Martim Francisco
- Martim Francisco as of 1954

Personal information
- Full name: Martim Francisco Ribeiro de Andrada
- Date of birth: 21 February 1928
- Place of birth: Barbacena, Minas Gerais, Brazil
- Date of death: 22 June 1982 (aged 54)
- Place of death: Belo Horizonte, Minas Gerais, Brazil

Youth career
- Years: Team
- ca. – 1941–?: Olympic Barbacena (MG)
- also: Juventus (Barbacena, MG)

Managerial career
- 1951: Villa Nova
- 1952: Siderúrgica
- 1953–1954: Atlético Mineiro
- 1954–1956: America
- 1956–1957: Vasco da Gama
- 1958: Internacional
- 1958–1960: Athletic Bilbao
- 1961: Vasco da Gama
- 1961–1962: Corinthians
- 1962: Comercial-SP
- 1963: Villa Nova
- 1963: Cruzeiro
- 1964: Atlético Mineiro
- 1965: Bangu
- 1964–1965: Elche
- 1965: Real Betis
- 1966–1967: Deportivo Logroñés
- 1967: Bangu
- 1967: → Houston Stars (loan)
- 1968: Valeriodoce
- 1969: América Mineiro
- 1970: Rodoviária
- 1971–1972: Villa Nova
- 1973: CRB
- 1973: Vasco da Gama de Passos
- 1976: Goiânia
- 1976–1977: Villa Nova-MG
- 1977: Guarani de Divinópolis
- 1979–1980: Gama
- 1981: Tiradentes-DF

= Martim Francisco =

Brazilian football coach (1928–1982)

Martim Francisco Ribeiro de Andrada (21 February 1928 (Note: The birthdate indicated is as per Leunam Leite, Sport Illustrado, 1954. BDFutbol names his birthdate as 22 February. Also 17 April 1928, Ouro Preto has been seen. Birthplace Barbacena seems likely, as the Andrada family and also Martim Francisco's first football club, Olympic, are based there.) – 22 June 1982) was a Brazilian association football coach. He is widely credited with the invention of the 4–2–4 formation when guiding his first club, the Villa Nova AC of Nova Lima, to the State Championship of Minas Gerais in 1951. He won further state championships with Atlético Mineiro of Belo Horizonte in 1953, CR Vasco da Gama of Rio de Janeiro in 1956 and SE Gama of Brasília in 1979. Other clubs he coached include Corinthians, Cruzeiro, America FC of Rio de Janeiro and Athletic Bilbao in Spain. With Bangu AC he won the State Champions' Cup of 1967.
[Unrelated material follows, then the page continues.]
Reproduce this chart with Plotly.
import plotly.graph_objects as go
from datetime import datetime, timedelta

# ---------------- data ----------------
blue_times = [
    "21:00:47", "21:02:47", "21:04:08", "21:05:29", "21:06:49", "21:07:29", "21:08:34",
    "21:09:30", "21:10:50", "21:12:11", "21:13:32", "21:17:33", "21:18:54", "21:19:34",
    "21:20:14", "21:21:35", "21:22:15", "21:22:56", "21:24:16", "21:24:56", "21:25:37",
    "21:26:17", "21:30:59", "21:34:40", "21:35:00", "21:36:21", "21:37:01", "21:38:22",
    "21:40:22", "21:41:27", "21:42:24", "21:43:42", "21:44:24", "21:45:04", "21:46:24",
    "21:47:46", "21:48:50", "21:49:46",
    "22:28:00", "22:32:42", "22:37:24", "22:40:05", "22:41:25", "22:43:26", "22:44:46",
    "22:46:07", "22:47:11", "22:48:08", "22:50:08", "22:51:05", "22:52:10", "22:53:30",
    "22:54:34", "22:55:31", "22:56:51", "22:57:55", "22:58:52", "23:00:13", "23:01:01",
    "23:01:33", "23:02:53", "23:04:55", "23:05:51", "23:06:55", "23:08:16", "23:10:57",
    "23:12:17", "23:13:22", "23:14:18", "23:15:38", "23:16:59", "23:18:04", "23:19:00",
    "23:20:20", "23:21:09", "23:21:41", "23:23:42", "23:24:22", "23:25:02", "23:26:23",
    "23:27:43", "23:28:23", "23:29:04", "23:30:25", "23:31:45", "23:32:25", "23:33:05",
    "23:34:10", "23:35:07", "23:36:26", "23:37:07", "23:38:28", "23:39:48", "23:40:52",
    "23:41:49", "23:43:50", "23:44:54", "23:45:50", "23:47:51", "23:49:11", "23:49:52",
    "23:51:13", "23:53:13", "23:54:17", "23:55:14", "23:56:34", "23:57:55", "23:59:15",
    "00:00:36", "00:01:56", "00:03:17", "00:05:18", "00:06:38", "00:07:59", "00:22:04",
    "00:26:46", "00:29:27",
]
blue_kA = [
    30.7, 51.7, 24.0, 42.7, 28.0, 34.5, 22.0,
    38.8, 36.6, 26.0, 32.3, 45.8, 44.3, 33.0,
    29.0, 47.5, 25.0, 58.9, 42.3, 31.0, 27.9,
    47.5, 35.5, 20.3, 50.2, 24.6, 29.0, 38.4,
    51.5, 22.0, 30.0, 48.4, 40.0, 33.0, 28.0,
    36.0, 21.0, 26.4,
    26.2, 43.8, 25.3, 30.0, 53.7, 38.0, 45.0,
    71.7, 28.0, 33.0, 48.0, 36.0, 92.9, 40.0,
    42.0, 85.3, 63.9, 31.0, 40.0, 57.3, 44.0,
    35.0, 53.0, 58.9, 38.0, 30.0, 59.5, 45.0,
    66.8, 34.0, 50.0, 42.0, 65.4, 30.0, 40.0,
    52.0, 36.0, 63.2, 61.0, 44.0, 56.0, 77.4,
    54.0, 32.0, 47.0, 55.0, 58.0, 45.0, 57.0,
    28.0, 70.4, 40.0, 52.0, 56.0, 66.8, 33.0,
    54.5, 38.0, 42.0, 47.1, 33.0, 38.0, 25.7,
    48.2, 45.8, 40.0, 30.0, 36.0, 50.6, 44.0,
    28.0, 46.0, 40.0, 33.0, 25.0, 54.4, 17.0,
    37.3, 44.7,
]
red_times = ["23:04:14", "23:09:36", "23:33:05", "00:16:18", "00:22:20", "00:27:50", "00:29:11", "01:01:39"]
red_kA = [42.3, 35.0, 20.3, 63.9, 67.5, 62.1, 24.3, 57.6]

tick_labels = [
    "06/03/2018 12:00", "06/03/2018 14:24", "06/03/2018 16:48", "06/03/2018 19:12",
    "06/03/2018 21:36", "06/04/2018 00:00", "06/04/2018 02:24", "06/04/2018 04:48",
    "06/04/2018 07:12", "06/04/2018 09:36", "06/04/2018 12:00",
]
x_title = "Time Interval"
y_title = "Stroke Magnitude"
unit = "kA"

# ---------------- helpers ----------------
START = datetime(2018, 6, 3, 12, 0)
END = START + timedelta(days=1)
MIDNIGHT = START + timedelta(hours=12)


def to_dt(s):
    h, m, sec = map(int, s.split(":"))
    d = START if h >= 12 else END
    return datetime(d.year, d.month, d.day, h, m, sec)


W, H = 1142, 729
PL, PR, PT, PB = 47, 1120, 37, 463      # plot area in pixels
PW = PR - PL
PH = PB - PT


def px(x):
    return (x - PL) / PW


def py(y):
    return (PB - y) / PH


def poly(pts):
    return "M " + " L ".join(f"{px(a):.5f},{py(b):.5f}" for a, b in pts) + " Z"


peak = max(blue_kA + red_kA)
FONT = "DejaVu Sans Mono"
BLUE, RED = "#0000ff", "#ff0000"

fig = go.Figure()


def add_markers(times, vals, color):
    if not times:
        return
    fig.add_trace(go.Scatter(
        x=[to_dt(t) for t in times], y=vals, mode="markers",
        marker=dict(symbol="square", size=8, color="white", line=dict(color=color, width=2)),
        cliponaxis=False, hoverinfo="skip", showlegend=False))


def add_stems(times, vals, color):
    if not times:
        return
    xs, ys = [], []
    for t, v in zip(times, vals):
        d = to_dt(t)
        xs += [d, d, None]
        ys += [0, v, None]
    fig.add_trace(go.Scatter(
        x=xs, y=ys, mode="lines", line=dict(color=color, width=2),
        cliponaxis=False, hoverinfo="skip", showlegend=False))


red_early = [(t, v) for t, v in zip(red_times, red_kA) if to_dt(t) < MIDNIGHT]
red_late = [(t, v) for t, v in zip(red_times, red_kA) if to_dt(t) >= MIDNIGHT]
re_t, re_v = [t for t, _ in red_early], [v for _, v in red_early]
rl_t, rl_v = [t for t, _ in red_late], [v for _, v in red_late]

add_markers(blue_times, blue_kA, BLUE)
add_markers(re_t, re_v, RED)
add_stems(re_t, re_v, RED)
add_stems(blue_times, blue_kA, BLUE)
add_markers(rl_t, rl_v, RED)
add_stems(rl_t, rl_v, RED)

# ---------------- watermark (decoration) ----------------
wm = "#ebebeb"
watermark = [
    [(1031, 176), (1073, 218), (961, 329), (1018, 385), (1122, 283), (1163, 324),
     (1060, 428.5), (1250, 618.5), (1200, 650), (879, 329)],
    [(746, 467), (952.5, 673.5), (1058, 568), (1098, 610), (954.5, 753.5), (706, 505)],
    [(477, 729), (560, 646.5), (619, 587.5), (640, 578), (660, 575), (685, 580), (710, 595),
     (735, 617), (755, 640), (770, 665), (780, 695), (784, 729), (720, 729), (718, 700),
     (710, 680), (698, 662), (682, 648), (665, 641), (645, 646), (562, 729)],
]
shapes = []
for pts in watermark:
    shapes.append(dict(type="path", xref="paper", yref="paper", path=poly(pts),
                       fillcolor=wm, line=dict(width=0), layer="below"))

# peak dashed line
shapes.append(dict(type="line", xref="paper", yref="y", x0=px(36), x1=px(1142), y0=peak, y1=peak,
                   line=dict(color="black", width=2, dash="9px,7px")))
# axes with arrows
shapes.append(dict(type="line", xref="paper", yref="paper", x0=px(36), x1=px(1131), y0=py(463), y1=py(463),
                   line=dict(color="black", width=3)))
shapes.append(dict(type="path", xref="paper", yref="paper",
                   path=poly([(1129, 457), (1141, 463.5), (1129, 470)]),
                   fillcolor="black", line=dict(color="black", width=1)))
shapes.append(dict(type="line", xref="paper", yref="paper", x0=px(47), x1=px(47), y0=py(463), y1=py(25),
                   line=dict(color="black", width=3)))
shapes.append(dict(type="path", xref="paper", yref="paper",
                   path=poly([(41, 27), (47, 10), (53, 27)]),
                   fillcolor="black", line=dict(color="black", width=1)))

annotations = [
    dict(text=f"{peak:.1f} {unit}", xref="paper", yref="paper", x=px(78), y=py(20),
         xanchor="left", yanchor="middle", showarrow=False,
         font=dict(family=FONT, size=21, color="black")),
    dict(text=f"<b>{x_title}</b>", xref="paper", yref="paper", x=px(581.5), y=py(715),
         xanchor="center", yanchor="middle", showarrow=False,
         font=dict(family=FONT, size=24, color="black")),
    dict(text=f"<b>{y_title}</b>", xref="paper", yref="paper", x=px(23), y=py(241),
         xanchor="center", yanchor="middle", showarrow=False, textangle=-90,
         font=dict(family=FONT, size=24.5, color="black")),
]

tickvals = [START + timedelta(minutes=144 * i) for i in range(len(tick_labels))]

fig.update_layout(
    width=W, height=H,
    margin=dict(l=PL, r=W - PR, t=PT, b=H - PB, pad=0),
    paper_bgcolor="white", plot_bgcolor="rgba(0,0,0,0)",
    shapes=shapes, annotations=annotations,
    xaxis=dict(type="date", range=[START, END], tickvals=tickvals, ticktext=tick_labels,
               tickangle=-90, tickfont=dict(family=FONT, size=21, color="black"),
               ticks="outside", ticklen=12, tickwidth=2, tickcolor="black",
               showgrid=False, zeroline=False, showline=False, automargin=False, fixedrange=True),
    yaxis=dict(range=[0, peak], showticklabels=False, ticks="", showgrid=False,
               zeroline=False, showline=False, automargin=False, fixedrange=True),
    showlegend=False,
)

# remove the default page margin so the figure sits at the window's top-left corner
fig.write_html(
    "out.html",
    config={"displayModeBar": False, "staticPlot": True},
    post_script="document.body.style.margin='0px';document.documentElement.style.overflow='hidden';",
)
Martim Francisco, scion of a distinguished Brazilian family – his ancestors include José Bonifácio de Andrada e Silva, considered the "Patriarch of Brazilian Independence", and many other lustrous personalities – studied psychology and law. An accident prevented him from playing football beyond the youth level and he never acquired a formal coaching diploma. In 1954 it was reported that he had 650 books about football, of which he considered El preparador técnico from Spain and Tácticas y técnicas from Argentina as the most important ones. In his opinion, the WM of Herbert Chapman and the third defender of Izidor Kürschner were the basis of all tactics. He considered from early on the intermingling of club officials with the work of the coach as a major problem. His bynames included primeiro lorde dos gramados brasileiros ("First Lord of the Brazilian fields"), professor and cientista do futebol ("Scientist of Football"). He died aged 54 from alcohol related illness.

== Career ==

=== Early years: from Minas Gerais via Rio de Janeiro to Spain ===
The 13-years old Martim Francisco joined the local team Olympic where he played as goalkeeper – with a brief interlude at EC Juventus – until an accident forced him to stop playing football. When the final course of his university studies took him to Rio de Janeiro, he had in 1948 the chance of getting a closer look at the coaching profession under the notable Uruguayan coach Ondino Viera, who then was in charge of Fluminense FC. On return to Minas Gerais he worked as assistant to Urbano Santos, who coached the state amateur team. In 1950 he became director of the regional department (departemento do interior) of the state football association FMF.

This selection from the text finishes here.